(Charts and diagrams as code)

Start

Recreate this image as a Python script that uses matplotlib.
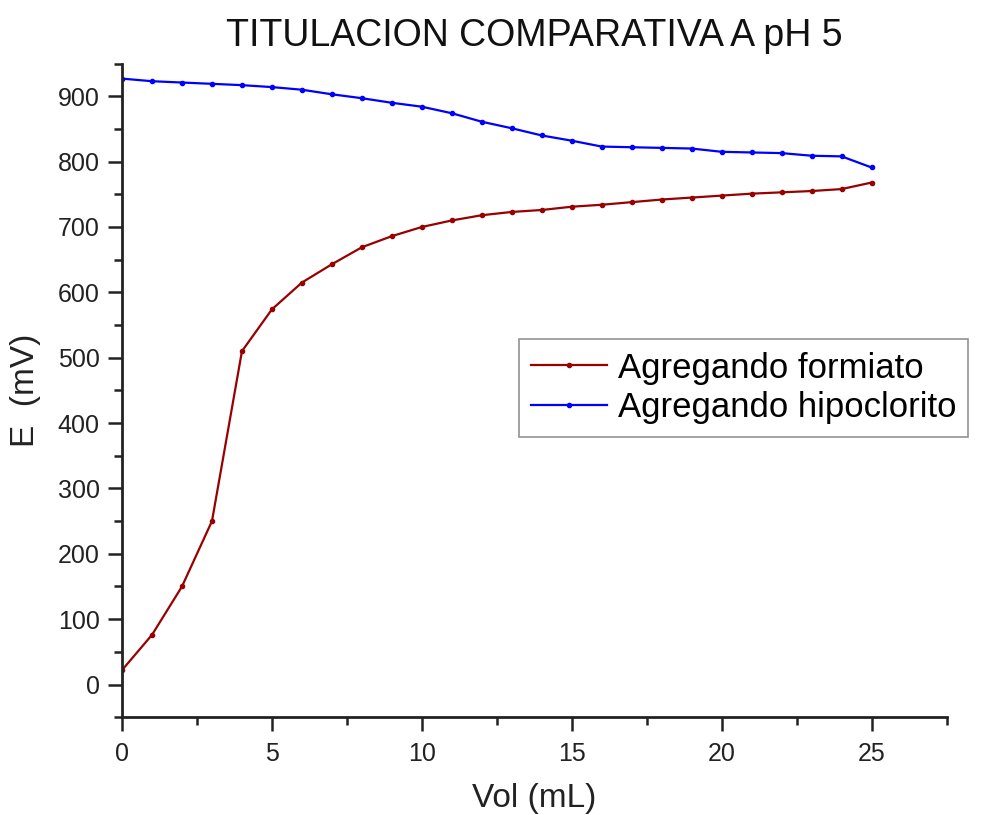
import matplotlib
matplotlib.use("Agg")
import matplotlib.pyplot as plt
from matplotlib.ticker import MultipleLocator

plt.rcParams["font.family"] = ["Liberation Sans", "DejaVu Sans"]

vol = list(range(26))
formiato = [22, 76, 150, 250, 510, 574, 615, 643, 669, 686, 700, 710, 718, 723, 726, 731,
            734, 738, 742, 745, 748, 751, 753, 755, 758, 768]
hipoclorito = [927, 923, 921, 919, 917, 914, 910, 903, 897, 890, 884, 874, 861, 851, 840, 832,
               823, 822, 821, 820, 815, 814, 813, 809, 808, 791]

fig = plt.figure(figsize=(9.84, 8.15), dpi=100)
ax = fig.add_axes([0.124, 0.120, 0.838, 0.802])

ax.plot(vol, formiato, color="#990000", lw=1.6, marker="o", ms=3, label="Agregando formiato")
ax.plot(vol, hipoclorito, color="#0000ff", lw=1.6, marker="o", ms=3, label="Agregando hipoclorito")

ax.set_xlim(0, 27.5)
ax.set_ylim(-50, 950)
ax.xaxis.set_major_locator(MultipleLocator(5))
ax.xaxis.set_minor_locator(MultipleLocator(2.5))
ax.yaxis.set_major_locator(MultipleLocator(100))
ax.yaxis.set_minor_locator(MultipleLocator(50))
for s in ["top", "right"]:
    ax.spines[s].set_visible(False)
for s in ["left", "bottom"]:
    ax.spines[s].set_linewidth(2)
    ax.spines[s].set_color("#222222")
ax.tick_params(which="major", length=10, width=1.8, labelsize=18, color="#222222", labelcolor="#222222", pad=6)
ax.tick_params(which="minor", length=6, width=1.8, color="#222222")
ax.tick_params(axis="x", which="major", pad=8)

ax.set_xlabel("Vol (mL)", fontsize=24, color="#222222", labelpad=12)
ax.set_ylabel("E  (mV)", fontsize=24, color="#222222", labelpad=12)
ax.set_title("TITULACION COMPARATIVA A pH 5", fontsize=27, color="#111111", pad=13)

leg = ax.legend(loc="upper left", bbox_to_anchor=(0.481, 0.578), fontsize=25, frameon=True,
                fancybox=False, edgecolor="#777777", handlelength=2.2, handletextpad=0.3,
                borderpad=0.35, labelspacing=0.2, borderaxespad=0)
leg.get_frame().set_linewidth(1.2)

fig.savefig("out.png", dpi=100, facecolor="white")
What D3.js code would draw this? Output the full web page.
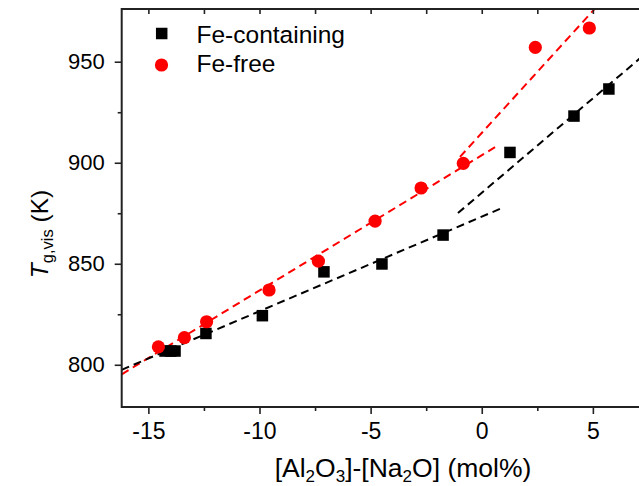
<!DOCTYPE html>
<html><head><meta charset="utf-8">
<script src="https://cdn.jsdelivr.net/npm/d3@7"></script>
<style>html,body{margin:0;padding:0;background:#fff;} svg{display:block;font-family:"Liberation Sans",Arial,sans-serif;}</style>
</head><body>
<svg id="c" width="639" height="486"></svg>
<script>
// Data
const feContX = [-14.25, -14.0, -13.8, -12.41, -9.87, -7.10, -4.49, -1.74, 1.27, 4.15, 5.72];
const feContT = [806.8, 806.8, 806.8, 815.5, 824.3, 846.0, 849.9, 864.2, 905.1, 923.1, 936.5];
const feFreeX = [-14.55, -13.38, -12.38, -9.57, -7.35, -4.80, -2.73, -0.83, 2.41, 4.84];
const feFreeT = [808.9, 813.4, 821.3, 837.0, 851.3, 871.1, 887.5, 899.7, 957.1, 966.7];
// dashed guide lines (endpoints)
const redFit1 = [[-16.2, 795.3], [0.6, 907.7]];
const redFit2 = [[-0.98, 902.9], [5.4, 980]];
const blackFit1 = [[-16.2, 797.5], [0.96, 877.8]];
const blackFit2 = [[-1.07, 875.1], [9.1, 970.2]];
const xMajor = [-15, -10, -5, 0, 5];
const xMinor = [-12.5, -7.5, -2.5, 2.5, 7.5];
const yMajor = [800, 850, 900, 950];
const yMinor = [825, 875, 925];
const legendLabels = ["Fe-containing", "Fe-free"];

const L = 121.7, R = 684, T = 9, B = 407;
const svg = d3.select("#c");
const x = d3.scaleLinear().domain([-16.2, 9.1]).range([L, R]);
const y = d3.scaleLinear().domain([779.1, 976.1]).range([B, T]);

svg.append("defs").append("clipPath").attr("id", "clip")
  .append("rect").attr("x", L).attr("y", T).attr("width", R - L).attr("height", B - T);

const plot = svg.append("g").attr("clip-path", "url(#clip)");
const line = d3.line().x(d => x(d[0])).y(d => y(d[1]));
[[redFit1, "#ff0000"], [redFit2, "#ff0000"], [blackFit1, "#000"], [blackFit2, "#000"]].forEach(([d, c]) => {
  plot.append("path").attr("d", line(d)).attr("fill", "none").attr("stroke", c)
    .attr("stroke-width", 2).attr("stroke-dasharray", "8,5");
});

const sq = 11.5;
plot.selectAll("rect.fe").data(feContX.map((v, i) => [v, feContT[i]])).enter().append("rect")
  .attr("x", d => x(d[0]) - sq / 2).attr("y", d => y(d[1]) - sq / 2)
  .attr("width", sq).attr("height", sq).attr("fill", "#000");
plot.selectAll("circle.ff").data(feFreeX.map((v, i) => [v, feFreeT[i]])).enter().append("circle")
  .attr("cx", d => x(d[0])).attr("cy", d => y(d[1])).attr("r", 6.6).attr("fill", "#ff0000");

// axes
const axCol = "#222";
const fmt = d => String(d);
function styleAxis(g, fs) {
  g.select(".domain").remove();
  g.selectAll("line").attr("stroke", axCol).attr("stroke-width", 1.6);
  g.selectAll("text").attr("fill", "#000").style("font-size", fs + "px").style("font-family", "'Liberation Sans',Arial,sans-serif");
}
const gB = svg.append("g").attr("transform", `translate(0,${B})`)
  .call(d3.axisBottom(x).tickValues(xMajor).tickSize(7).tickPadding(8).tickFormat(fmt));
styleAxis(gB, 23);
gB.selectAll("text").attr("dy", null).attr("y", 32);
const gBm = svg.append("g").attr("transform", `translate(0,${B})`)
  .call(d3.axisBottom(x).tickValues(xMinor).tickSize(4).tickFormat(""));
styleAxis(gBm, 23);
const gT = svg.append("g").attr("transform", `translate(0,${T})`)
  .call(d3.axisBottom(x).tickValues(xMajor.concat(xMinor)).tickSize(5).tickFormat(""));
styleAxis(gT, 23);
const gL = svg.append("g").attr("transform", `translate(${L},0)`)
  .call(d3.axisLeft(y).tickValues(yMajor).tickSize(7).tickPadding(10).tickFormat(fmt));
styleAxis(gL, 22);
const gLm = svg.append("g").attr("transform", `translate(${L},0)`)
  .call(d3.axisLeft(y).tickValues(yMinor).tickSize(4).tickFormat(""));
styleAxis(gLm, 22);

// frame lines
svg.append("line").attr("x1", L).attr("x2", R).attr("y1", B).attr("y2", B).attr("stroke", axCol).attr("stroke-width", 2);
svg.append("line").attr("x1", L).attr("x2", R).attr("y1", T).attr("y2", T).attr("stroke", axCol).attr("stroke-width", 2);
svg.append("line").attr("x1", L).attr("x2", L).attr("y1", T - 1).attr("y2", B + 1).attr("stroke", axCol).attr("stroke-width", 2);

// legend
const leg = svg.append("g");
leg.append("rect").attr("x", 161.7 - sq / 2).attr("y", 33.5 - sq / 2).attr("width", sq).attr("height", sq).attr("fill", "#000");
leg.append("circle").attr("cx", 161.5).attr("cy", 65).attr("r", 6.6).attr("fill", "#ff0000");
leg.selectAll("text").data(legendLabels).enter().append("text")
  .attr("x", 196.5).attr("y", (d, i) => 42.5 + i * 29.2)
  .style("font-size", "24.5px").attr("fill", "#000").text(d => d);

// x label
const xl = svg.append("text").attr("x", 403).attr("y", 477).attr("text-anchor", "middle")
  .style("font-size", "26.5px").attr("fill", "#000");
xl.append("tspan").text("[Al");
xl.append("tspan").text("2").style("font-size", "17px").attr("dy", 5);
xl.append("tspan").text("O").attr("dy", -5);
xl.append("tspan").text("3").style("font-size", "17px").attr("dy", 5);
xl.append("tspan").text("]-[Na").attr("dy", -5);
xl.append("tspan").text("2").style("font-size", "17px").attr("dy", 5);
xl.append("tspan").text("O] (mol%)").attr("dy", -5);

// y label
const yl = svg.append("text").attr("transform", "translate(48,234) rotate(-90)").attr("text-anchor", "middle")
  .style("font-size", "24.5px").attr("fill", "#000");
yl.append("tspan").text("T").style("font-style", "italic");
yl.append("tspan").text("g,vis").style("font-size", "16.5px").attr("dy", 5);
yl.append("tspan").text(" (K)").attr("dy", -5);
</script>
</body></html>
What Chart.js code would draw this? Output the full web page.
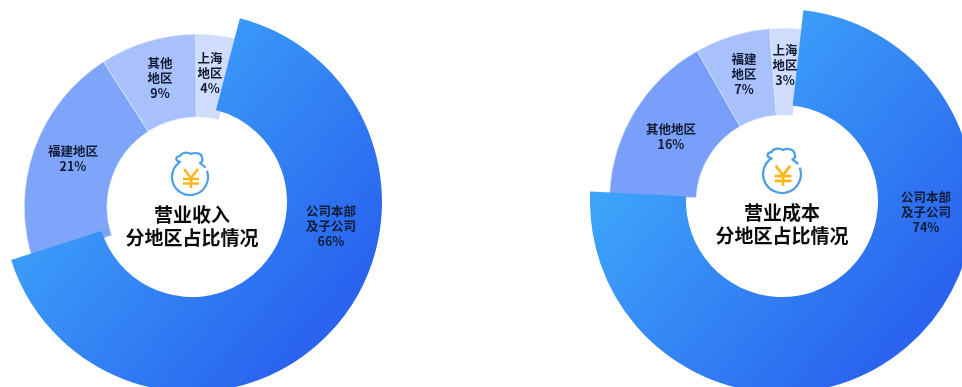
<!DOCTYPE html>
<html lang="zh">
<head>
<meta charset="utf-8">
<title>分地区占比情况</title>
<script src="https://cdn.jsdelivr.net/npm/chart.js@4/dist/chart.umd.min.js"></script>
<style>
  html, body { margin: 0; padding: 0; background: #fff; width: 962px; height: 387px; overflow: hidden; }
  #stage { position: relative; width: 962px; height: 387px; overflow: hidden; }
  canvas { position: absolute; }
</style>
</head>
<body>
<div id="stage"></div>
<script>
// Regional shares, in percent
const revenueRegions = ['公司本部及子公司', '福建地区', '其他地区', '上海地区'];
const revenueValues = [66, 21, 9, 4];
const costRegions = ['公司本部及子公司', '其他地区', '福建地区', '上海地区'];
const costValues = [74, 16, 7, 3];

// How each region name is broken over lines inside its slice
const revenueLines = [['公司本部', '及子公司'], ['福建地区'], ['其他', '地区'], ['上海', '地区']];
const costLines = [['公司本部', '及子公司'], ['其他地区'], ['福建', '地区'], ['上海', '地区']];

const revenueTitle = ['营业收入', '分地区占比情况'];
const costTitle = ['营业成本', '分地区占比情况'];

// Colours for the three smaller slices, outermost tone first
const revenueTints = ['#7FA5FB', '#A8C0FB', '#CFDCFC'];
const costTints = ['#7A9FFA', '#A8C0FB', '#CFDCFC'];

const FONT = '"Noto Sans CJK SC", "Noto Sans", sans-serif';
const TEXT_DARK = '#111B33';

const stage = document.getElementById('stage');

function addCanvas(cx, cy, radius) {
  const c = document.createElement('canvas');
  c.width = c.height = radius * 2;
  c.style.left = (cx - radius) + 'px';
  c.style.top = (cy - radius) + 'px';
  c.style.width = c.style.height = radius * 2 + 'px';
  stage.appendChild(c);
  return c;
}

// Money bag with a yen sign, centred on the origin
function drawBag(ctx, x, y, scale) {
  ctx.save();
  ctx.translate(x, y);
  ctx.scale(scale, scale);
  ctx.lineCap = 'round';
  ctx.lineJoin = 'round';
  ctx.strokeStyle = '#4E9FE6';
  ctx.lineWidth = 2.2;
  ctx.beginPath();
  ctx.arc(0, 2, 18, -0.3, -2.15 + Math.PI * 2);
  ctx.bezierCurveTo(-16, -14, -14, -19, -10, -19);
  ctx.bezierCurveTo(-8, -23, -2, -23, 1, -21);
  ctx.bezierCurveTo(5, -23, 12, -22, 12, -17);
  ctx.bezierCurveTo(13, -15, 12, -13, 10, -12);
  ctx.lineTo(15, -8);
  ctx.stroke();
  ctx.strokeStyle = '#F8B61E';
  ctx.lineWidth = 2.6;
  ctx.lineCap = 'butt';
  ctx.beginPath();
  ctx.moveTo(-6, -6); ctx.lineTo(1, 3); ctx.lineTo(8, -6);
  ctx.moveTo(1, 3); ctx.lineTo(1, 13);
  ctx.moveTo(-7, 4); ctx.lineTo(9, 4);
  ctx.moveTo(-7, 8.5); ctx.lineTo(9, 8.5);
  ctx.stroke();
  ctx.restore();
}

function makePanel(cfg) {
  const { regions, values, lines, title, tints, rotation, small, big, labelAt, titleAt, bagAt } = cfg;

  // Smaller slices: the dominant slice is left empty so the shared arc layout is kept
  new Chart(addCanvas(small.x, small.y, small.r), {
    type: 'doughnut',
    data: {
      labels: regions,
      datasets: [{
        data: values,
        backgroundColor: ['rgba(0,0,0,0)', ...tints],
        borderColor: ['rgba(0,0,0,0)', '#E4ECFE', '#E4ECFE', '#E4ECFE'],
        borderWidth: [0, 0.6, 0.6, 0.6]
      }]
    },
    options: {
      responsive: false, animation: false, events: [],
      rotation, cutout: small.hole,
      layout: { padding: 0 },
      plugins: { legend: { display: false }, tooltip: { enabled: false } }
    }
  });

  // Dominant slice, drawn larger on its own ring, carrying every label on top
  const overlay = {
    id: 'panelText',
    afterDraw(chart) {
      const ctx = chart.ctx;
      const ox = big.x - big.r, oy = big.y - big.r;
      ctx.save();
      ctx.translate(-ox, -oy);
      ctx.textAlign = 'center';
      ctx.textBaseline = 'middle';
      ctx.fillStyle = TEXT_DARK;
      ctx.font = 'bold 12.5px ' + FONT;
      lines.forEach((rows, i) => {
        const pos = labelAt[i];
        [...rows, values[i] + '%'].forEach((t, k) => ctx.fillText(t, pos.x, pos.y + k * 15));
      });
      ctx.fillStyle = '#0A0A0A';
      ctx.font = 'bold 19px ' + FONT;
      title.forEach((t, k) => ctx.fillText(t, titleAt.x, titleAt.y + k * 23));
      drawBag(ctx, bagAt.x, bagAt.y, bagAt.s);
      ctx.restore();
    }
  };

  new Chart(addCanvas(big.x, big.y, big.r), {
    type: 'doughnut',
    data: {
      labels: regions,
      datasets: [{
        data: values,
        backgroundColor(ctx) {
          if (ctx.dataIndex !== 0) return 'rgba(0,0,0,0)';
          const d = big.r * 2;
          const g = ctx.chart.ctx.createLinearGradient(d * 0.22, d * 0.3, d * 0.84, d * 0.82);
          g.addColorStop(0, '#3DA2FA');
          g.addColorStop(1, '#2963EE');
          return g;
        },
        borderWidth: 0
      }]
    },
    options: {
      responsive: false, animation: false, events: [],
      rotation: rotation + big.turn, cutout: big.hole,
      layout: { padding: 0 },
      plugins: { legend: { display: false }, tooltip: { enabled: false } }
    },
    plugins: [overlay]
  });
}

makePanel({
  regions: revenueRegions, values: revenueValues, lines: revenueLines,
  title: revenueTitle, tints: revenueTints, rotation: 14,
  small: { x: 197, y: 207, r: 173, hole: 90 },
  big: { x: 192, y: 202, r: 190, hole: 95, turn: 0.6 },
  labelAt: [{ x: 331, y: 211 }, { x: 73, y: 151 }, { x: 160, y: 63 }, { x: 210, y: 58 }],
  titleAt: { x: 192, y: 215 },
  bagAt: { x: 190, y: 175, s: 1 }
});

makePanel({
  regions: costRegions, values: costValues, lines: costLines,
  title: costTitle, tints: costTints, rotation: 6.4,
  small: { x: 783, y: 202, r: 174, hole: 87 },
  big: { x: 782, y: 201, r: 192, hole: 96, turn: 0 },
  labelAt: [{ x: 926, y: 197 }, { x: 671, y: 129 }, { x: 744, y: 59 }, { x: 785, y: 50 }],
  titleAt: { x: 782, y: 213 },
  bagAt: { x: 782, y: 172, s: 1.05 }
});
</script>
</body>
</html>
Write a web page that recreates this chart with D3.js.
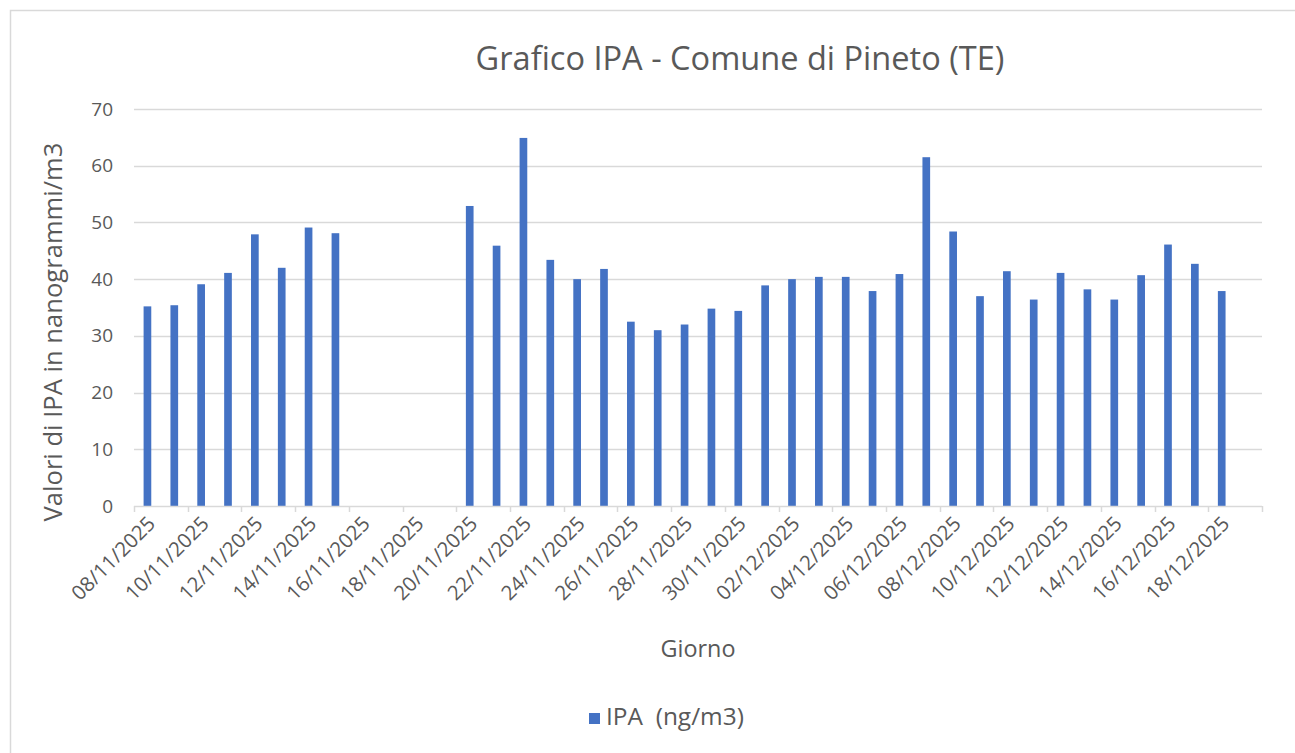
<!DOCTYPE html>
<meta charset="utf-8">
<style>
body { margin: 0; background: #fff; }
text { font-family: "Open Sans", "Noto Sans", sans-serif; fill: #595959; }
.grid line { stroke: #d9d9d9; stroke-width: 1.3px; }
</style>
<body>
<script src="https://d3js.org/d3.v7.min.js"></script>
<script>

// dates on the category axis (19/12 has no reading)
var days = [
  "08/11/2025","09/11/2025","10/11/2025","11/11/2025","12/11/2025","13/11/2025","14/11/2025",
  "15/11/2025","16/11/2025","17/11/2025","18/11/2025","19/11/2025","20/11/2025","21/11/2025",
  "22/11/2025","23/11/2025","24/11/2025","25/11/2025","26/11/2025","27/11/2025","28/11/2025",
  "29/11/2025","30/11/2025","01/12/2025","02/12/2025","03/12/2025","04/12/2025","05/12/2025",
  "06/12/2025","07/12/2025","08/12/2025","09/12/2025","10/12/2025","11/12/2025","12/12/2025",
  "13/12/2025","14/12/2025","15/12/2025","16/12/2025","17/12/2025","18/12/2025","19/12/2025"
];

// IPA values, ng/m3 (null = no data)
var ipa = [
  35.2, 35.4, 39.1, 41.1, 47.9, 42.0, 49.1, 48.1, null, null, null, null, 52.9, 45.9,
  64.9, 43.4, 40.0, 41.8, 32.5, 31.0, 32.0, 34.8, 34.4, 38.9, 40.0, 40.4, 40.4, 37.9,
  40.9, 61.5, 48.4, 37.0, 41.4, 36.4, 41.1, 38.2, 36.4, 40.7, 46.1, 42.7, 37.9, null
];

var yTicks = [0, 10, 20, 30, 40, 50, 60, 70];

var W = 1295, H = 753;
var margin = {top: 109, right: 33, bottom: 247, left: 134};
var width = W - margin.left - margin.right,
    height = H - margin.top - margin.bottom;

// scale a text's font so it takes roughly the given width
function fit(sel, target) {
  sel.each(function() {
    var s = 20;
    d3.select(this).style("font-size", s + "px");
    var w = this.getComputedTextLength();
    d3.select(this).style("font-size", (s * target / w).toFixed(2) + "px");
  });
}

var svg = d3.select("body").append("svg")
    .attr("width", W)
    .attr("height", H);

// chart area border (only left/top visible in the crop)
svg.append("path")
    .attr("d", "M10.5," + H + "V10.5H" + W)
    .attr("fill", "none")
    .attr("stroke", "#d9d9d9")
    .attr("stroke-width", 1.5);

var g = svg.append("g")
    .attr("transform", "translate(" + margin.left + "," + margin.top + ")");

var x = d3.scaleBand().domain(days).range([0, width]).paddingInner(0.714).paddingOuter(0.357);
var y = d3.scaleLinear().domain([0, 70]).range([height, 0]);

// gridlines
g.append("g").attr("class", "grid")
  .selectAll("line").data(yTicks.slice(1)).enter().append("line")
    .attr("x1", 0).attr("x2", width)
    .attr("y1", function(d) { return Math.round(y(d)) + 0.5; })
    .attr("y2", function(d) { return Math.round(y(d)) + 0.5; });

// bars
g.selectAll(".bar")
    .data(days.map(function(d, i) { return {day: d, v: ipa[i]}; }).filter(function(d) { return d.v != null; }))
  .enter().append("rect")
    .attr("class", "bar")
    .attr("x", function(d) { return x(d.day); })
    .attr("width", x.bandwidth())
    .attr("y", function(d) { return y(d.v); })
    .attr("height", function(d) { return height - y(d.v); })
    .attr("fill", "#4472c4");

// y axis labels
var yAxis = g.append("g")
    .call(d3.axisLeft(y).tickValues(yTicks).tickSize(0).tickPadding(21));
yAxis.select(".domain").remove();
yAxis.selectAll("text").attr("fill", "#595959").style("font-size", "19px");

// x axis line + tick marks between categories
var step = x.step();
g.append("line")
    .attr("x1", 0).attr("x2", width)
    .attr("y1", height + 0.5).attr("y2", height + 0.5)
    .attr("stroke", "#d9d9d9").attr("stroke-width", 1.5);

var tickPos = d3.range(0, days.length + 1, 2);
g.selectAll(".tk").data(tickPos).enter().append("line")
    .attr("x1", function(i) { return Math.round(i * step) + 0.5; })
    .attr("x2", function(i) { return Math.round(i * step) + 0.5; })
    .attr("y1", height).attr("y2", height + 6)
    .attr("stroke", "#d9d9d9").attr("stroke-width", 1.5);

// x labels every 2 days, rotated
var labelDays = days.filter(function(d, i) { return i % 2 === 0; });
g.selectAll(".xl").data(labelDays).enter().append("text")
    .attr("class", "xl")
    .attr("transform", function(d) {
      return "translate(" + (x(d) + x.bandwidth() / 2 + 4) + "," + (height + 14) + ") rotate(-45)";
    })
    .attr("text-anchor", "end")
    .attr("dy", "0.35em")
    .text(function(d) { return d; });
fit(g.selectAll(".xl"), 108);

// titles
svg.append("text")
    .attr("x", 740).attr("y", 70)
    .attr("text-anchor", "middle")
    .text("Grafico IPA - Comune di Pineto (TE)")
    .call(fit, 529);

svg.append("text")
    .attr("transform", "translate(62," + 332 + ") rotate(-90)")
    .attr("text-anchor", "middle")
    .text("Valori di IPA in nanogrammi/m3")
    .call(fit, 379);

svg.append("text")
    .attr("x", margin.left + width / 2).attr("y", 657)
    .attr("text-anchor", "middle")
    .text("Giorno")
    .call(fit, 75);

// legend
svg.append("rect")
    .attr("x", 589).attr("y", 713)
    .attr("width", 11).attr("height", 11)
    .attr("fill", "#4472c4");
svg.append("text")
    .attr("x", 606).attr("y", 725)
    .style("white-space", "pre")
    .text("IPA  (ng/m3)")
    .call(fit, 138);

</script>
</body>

End

Select and copy every line from the records that includes the word "matplotlib".

Recreate this image as a Python script that uses matplotlib.
import matplotlib
matplotlib.use("Agg")
import matplotlib.pyplot as plt
from matplotlib.ticker import MultipleLocator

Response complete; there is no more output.